**PROBLEM**
Exactly retype the opening line of the entries and every line after it, ending with the line that contains "methods = ['Sparse', 'Select', 'CoB', 'Unity']". Skip all pictures.

[start of RECORDS FOR THE TASK]

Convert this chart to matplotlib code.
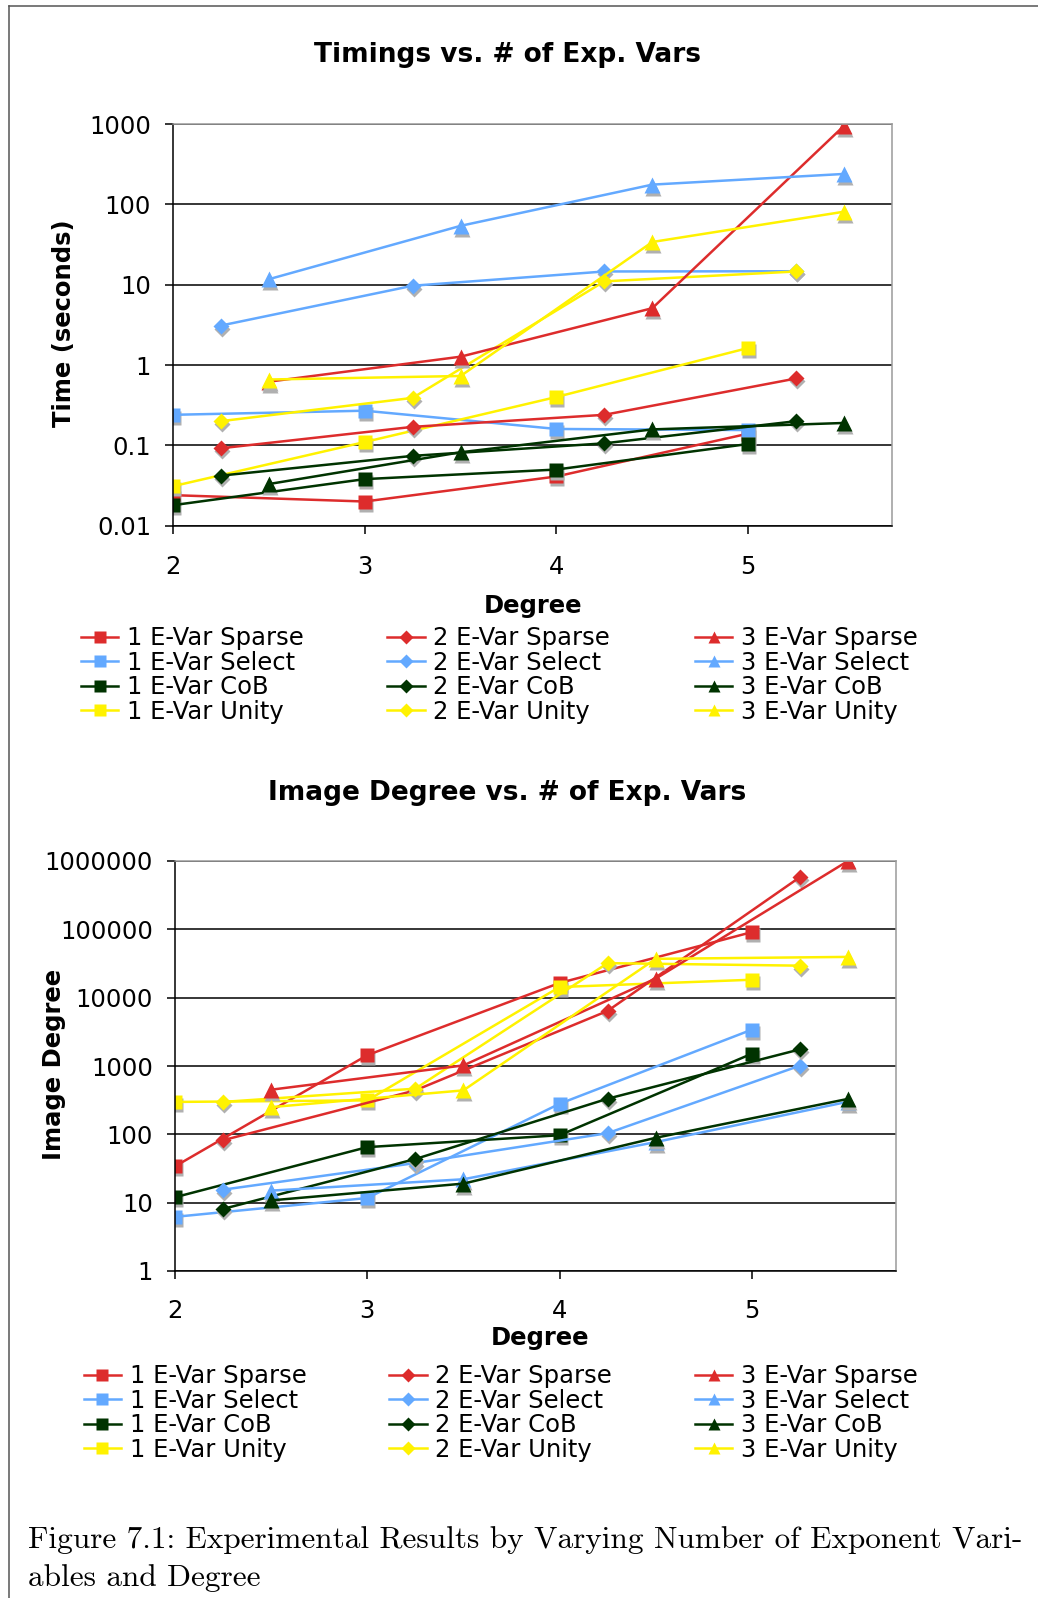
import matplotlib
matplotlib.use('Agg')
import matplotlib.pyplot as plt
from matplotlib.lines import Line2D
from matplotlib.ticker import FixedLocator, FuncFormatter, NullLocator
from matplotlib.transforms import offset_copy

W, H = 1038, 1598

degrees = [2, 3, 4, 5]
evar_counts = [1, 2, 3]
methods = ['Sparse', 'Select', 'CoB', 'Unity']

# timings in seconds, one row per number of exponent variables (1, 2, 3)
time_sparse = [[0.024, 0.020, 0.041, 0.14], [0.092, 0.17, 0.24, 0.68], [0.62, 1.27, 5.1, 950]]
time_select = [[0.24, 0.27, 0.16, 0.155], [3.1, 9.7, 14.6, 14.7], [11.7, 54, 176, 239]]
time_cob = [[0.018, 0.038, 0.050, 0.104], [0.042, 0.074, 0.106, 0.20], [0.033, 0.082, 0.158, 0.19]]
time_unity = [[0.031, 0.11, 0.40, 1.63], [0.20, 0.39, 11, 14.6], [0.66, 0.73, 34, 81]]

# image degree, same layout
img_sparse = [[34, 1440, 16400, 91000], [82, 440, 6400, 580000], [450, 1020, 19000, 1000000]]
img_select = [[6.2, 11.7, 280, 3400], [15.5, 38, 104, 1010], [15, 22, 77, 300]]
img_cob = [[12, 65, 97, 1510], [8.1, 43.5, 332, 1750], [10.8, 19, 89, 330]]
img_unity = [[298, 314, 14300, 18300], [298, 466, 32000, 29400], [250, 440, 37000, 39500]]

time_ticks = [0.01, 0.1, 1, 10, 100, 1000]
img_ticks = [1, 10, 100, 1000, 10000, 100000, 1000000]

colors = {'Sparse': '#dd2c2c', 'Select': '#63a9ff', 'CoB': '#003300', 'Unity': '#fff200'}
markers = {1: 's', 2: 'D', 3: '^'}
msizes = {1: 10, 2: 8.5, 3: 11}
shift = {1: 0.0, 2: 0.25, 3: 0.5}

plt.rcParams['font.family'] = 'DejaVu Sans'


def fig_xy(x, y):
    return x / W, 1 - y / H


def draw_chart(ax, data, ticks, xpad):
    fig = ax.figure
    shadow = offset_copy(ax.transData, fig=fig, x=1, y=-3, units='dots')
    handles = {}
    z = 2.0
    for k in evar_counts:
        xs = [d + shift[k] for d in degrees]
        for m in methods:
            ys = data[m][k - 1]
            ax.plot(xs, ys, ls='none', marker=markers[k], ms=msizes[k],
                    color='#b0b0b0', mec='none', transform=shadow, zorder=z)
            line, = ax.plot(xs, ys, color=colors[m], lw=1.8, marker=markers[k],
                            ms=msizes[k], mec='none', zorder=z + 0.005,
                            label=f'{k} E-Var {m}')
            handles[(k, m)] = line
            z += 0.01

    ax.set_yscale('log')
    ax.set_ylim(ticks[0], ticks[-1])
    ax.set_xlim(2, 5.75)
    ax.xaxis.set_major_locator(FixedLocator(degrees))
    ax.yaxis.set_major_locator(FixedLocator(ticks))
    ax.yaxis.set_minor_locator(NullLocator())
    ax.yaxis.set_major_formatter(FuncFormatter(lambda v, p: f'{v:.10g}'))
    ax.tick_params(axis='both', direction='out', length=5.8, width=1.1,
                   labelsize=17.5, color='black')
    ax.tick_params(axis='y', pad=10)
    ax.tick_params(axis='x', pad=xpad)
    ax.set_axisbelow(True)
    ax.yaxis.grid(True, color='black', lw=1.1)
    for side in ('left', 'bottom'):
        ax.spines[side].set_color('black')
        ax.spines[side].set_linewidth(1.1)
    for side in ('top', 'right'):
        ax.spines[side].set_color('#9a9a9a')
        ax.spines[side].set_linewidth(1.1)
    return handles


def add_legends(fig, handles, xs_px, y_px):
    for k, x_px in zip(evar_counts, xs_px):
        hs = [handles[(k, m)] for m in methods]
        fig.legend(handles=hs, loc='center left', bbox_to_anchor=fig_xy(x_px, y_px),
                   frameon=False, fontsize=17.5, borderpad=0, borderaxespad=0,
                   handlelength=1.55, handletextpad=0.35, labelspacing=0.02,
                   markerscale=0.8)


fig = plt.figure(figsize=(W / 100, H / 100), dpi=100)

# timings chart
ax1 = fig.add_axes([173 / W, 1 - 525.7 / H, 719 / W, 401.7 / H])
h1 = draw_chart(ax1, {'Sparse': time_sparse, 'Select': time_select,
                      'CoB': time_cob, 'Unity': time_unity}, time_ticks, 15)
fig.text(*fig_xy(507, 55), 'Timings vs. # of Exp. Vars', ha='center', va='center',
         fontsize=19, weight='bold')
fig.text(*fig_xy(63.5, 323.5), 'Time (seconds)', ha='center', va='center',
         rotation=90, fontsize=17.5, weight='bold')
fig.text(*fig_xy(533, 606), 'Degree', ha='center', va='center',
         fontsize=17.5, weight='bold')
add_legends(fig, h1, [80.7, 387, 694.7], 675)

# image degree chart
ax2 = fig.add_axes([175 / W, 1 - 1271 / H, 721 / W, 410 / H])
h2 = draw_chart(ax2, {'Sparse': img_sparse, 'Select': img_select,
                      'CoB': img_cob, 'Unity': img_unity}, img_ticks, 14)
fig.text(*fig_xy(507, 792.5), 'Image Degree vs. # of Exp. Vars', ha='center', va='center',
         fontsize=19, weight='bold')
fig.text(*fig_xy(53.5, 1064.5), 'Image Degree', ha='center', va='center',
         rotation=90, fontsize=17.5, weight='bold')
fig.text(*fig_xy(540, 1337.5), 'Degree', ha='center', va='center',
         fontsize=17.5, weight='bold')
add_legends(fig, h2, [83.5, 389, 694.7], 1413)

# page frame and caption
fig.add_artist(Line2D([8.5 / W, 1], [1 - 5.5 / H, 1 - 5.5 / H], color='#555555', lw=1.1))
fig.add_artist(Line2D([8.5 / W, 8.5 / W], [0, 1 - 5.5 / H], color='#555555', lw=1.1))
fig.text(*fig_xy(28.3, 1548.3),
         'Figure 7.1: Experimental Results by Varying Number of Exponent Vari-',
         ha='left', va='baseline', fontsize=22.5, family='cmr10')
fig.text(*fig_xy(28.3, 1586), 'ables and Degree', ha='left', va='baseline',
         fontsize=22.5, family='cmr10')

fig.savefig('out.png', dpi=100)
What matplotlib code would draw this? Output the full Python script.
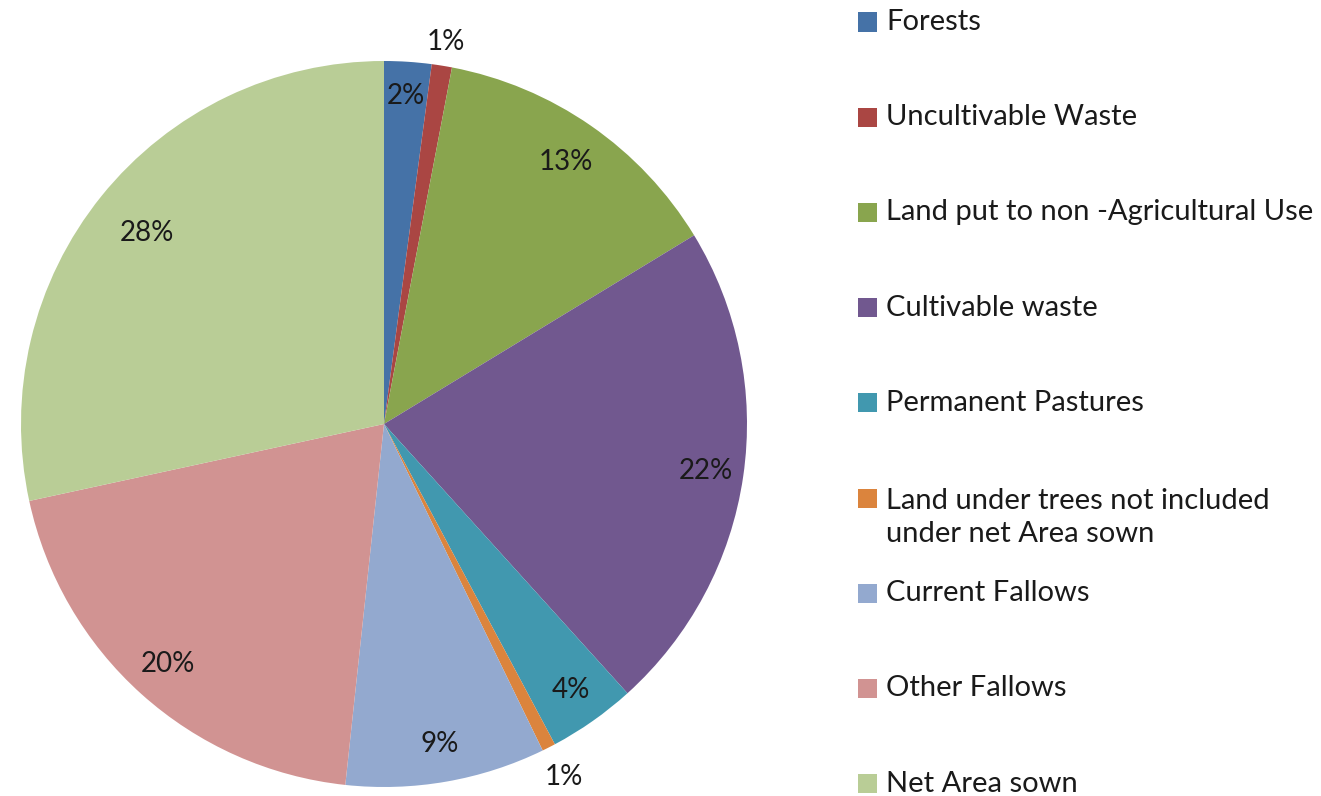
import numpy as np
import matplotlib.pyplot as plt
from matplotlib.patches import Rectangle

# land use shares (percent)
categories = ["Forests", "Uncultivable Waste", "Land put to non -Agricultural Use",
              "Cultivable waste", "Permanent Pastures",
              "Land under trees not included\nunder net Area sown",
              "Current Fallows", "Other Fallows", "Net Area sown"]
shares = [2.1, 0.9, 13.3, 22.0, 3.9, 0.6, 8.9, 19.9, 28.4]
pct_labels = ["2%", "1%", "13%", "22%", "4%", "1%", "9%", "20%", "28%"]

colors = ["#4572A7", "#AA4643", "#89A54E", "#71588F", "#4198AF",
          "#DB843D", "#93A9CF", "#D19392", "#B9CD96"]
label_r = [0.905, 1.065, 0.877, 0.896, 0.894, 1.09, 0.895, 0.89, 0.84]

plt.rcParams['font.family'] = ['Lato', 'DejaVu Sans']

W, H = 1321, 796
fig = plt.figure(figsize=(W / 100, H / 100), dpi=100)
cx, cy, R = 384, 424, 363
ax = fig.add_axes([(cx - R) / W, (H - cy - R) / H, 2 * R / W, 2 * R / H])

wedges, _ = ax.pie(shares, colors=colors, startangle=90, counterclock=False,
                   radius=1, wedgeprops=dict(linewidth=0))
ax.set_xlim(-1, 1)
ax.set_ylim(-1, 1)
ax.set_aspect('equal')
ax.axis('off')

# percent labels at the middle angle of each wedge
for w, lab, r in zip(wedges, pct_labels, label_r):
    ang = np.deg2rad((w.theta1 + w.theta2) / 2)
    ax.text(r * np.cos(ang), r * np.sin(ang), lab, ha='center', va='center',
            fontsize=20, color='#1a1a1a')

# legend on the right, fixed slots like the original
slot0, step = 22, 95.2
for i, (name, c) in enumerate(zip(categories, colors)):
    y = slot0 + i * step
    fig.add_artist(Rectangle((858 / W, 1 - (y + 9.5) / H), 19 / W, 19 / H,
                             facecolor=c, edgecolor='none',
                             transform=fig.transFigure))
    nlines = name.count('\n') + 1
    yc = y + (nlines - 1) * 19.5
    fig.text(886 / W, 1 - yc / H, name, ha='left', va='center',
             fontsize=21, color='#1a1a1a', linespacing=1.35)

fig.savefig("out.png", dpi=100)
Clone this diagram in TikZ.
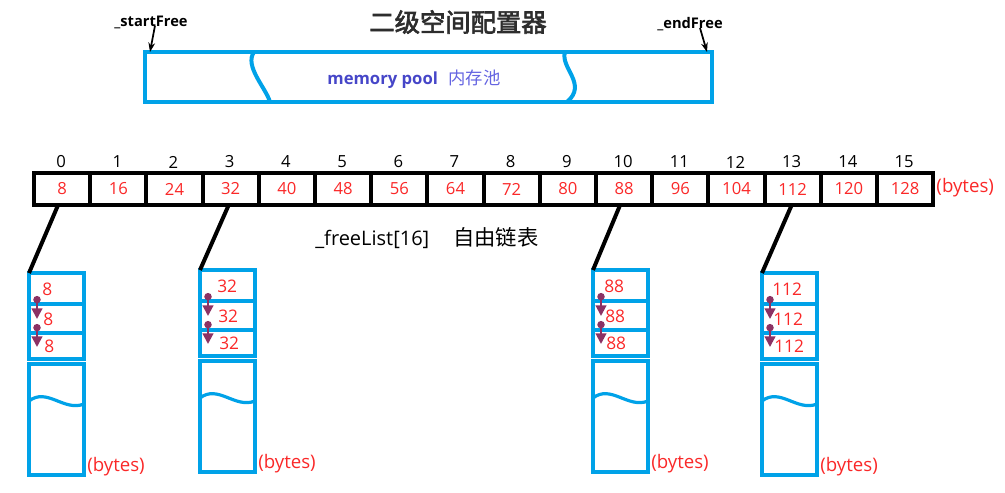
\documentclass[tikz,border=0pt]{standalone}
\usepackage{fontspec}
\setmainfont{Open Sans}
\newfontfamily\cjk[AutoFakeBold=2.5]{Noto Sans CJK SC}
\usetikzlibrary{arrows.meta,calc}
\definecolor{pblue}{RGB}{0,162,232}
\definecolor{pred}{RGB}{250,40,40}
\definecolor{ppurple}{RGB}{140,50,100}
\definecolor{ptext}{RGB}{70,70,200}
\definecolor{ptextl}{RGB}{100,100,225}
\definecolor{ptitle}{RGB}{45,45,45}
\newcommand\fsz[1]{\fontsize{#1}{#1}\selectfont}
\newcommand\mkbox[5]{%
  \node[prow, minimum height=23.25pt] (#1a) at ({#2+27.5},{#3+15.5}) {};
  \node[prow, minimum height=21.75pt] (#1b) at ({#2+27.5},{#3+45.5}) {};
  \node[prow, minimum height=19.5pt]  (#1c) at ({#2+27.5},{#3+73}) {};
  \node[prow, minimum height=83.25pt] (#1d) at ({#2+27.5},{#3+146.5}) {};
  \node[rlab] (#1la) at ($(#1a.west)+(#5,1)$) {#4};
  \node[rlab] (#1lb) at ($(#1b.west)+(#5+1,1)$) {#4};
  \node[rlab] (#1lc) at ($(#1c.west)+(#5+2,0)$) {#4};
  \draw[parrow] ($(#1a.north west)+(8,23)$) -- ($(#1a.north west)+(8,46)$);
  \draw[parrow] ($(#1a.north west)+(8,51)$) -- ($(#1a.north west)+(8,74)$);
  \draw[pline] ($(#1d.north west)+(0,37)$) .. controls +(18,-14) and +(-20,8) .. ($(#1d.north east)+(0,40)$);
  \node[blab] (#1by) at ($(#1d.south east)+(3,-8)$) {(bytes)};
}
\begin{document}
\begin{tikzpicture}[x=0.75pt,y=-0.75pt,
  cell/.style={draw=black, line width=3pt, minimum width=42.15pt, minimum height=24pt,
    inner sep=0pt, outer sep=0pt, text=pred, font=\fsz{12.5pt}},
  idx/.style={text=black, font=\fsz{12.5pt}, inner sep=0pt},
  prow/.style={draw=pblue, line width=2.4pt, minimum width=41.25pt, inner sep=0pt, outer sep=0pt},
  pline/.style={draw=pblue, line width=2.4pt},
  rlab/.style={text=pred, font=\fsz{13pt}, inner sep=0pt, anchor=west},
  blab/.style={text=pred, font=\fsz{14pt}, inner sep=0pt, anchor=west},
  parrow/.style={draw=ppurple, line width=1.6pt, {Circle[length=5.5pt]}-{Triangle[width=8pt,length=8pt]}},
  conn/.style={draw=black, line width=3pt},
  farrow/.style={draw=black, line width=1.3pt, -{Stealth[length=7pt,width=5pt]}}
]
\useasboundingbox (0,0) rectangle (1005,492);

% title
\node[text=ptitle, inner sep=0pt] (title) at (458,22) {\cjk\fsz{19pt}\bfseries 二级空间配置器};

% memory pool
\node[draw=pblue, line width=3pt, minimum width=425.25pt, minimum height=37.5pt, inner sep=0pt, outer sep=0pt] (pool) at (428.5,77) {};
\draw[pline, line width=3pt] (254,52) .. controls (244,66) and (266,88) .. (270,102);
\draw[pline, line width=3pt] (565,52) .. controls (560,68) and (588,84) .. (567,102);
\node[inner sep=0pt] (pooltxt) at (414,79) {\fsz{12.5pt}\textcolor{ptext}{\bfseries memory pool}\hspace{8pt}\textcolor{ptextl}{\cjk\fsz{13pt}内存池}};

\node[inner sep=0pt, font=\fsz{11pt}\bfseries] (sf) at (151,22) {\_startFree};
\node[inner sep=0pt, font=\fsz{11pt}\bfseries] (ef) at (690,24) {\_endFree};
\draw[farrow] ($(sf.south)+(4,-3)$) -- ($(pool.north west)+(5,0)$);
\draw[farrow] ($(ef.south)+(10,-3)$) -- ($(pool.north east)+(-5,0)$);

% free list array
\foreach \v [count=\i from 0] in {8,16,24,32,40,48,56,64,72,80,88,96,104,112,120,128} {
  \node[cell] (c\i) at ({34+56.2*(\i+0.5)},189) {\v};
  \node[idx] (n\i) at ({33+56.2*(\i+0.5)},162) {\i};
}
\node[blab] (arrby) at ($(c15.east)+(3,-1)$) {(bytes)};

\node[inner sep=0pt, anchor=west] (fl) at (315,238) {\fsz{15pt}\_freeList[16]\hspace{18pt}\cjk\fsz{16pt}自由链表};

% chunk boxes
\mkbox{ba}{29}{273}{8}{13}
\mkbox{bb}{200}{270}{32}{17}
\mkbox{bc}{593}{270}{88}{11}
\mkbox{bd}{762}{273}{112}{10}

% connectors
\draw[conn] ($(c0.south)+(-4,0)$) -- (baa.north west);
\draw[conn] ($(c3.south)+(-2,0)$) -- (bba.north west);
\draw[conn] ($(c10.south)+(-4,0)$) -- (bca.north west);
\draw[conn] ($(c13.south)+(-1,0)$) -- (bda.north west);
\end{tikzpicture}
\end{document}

[end of RECORDS FOR THE TASK]

**EXERCISE OUTPUT**
Convert this chart to matplotlib code.
import matplotlib
matplotlib.use('Agg')
import matplotlib.pyplot as plt
from matplotlib.lines import Line2D
from matplotlib.ticker import FixedLocator, FuncFormatter, NullLocator
from matplotlib.transforms import offset_copy

W, H = 1038, 1598

degrees = [2, 3, 4, 5]
evar_counts = [1, 2, 3]
methods = ['Sparse', 'Select', 'CoB', 'Unity']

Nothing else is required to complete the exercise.